HOW TRYING TO BE LIKE TRIPLE EIGHT HURT WALKINSHAW ANDRETTI UNITED

WALKINSHAW Andretti United Team Principal Bruce Stewart has opened up in the latest V8 Sleuth Podcast Powered by Repco, admitting his team long ago abandoned trying to beat Triple Eight by playing the same game the same way.

The two teams have constantly been compared to one another given the latter’s arrival into the Holden fold in 2010.

The Brisbane-based outfit then became Holden’s official factory-backed team from 2017 onwards, leaving the former Holden Racing Team stripped of its factory backing and left to rebrand and re-focus.

The team became Walkinshaw Andretti United in 2018 after the buy-in of Andretti Autosport’s Michael Andretti and United’s Zak Brown and Richard Dean and will make a much-publicised move to Ford for 2023, announced in May this year.

“I think in the early (part) in ‘11, 12, 13, 14, when they (Triple Eight) came across (to Holden) we were constantly being compared to them,” says Stewart.

“Often at different times it (HRT) became quite a hard place (to be) because we were trying to ‘out-elite’ them, out-do them at a military precision exercise.

“I think, unashamedly, it was trying to be a lot like Triple Eight with a really strong leader at the top who would point and tell everyone what to do and everyone got in line.

“I think we tried to be a little bit like them for a long time and we didn’t do very well at it.

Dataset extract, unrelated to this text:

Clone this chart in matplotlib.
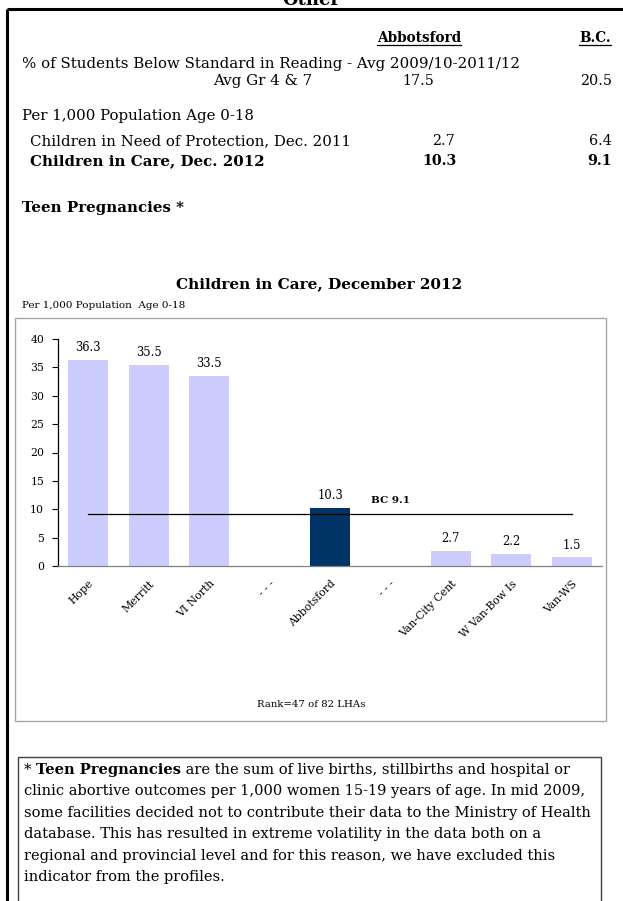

We’ve got to be ourselves and if you look at our owners and who they are, and the Walkinshaws and particularly Ryan.

“We have personality, we have character, we embrace difference between our people, we allow people like Chaz to turn up with crazy hair at different events, we really celebrate hard and, hopefully, it’s a culture that will be different from the other teams.

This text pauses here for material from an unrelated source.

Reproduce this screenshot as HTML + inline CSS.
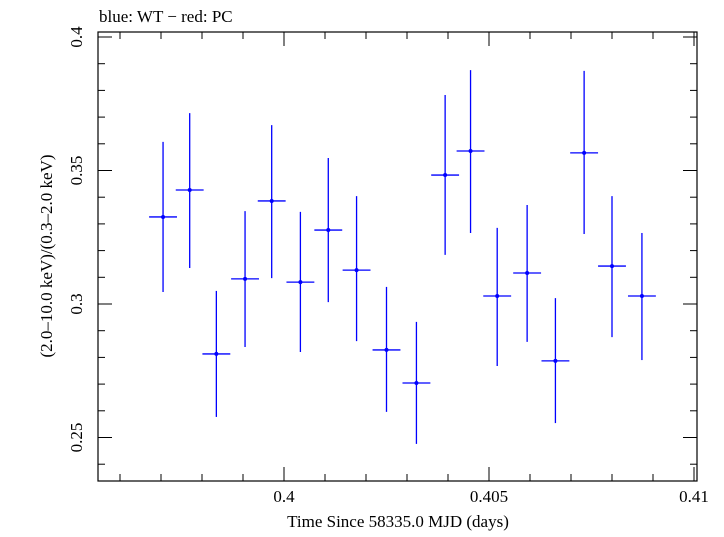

WAU Team Principal Bruce Stewart with drivers Mostert and Percat in Darwin with a range of guests in the team garage. Photo: WAU.

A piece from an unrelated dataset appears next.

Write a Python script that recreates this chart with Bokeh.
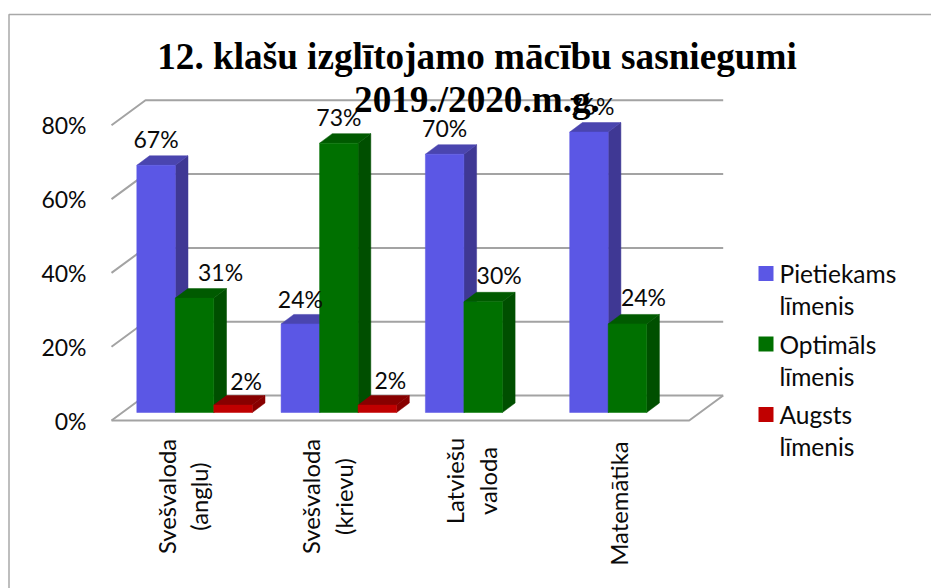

“We certainly have structures and processes, but we went back to being ourselves. We’re a very different group of people to them. I back our people to do it their way. If you constantly trying to emulate another group, you’re playing second fiddle.

“I think we have elements in the way that we operate that hopefully, hopefully, give us an advantage over them when we can get our car up to spec.”

WAU currently sits fifth in the Team’s Championship heading into this weekend’s next round of the Repco Supercars Championship, the OTR SuperSprint at The Bend Motorsport Park.

Chaz Mostert sits fifth in the Driver’s Championship with teammate Nick Percat 14th.